Kudos to NCCI for including an excellent discussion of blockchain in this year’s Annual Issues Symposium.
(Prior posts on blockchain are here.)
This is starting with reinsurance; a good summary is in presenter Paul Meeusen’s summary slide below.
Meeusen and his colleagues and business partners have moved very, very quickly. Many of the bigger names in insurance, reinsurance, and other service entities came together in December 2016 to figure out if and how to work together on blockchain.
Now, less than 18 months later, a company is working to set standards, coordinate communications, and define working processes.
Rather than get into the nits of this, I’ll focus on impact.

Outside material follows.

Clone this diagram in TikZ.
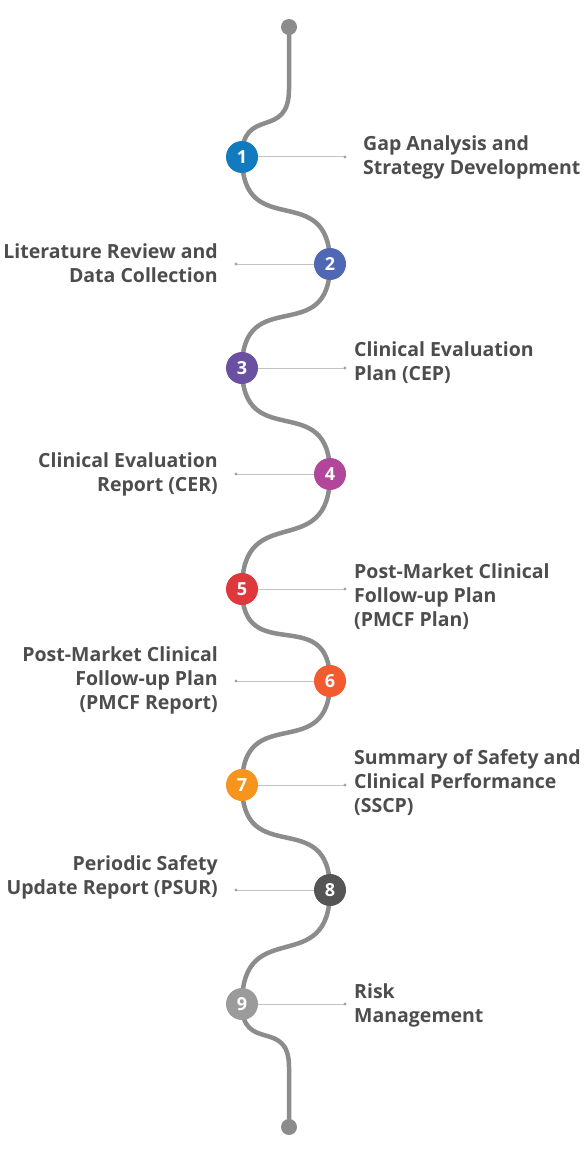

Remember – P&C insurance’s administrative expense load is stupid high.
And work comp is perhaps the worst offender; about 30% of premiums go to stuff other than paying claims. That administrative expense is, in the view of blockchain advocates, proof that WC is very inefficient. Therefore there is a significant opportunity to strip out costs while improving data quality, speeding up transactions, and reducing employers’ and taxpayers’ expenses.

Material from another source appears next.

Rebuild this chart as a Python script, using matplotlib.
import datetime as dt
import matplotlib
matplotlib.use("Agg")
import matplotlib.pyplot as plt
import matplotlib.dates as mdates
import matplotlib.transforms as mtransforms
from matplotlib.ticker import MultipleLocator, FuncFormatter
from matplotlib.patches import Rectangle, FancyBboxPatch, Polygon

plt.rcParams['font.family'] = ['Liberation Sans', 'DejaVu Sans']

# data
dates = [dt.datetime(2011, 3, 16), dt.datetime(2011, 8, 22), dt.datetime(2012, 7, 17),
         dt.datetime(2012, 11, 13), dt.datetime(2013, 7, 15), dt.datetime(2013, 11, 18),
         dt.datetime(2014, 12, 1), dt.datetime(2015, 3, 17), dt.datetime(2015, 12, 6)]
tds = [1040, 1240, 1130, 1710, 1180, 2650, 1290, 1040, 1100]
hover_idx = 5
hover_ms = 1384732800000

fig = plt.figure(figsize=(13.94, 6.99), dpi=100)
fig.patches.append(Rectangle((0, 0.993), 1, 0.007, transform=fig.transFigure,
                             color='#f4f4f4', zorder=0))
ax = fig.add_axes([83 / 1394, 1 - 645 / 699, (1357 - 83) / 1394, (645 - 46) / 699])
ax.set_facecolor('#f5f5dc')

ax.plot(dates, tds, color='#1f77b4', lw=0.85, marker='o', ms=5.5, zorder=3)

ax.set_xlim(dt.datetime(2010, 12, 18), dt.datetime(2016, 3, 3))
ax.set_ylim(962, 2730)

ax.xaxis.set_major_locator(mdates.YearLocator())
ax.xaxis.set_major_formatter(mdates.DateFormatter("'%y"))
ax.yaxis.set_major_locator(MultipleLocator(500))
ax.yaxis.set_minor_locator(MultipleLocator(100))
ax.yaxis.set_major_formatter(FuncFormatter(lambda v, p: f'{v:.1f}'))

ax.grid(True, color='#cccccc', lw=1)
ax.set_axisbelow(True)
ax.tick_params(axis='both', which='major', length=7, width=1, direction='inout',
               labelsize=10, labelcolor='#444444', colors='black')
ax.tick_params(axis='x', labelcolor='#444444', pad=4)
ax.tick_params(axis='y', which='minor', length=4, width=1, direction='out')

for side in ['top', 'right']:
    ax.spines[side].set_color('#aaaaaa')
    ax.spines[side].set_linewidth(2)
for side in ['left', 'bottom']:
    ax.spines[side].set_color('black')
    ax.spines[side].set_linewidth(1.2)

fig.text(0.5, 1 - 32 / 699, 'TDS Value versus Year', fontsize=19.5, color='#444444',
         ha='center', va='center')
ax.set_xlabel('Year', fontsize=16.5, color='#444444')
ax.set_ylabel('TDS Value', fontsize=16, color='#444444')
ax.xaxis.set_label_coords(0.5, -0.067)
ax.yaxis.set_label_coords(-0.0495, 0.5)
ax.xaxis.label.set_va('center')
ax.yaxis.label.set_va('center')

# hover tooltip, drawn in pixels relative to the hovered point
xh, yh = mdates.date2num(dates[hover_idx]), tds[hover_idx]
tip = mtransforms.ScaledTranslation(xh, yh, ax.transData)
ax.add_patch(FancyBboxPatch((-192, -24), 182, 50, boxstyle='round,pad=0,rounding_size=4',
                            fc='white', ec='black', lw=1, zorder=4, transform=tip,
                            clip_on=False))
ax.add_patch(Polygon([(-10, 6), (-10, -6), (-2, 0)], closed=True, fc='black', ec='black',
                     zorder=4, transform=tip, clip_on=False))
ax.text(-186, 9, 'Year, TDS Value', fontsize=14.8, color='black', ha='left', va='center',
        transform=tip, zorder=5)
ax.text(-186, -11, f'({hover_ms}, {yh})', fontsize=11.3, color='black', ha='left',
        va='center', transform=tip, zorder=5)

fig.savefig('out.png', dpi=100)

The business case for blockchain – which I’m using here as a description of a broader use of technology to replace today’s cumbersome, error-prone, and high-friction administrative system – is so compelling as to render it inevitable.

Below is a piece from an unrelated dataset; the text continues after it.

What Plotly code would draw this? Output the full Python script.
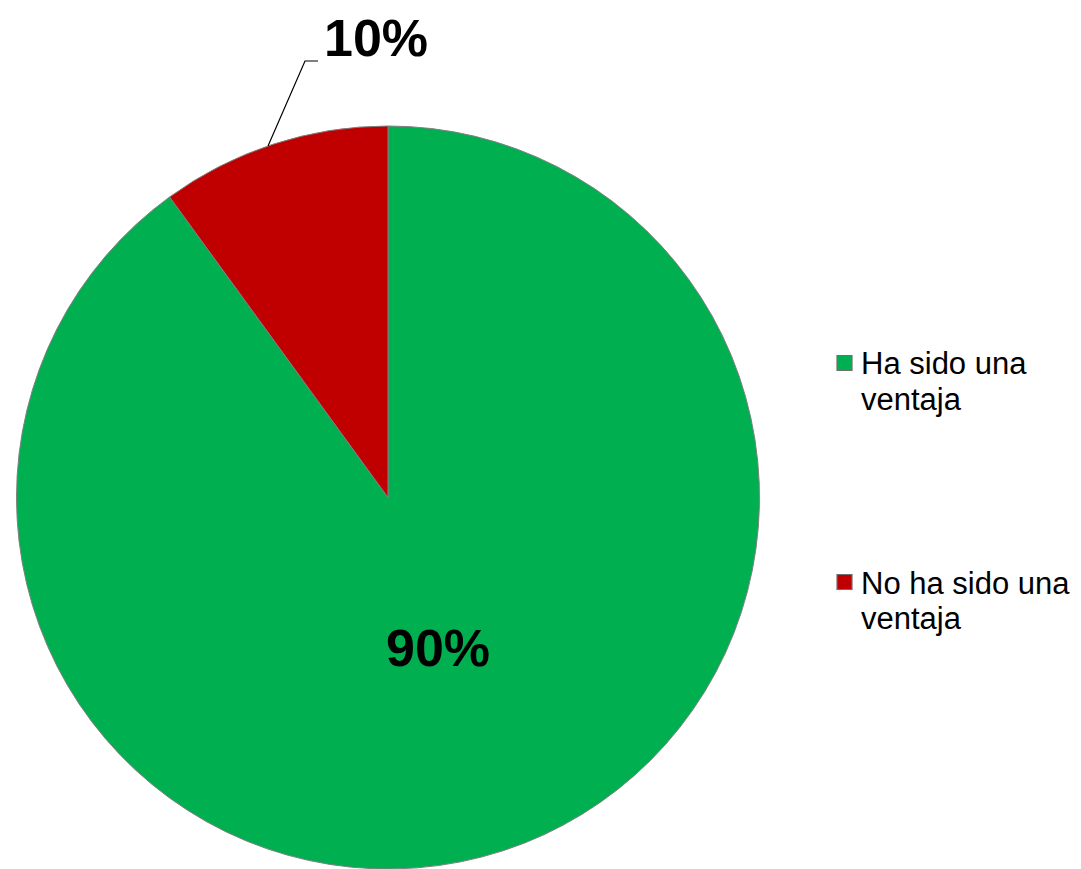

It also means there are going to be a LOT more opportunities for consumers to insure things that are valuable to them – objects, events, structures, trips, you name it.
What this means for you:
- Many of us who are “frictional cost” are going to lose our jobs.
- Service companies who make their money doing admin work are going to lose their customers.
- And other vendors, especially small ones who can’t afford to adapt to blockchain, are going to find they can’t service their customers.
- But there are great opportunities for creative insurers to find new niches to service customers.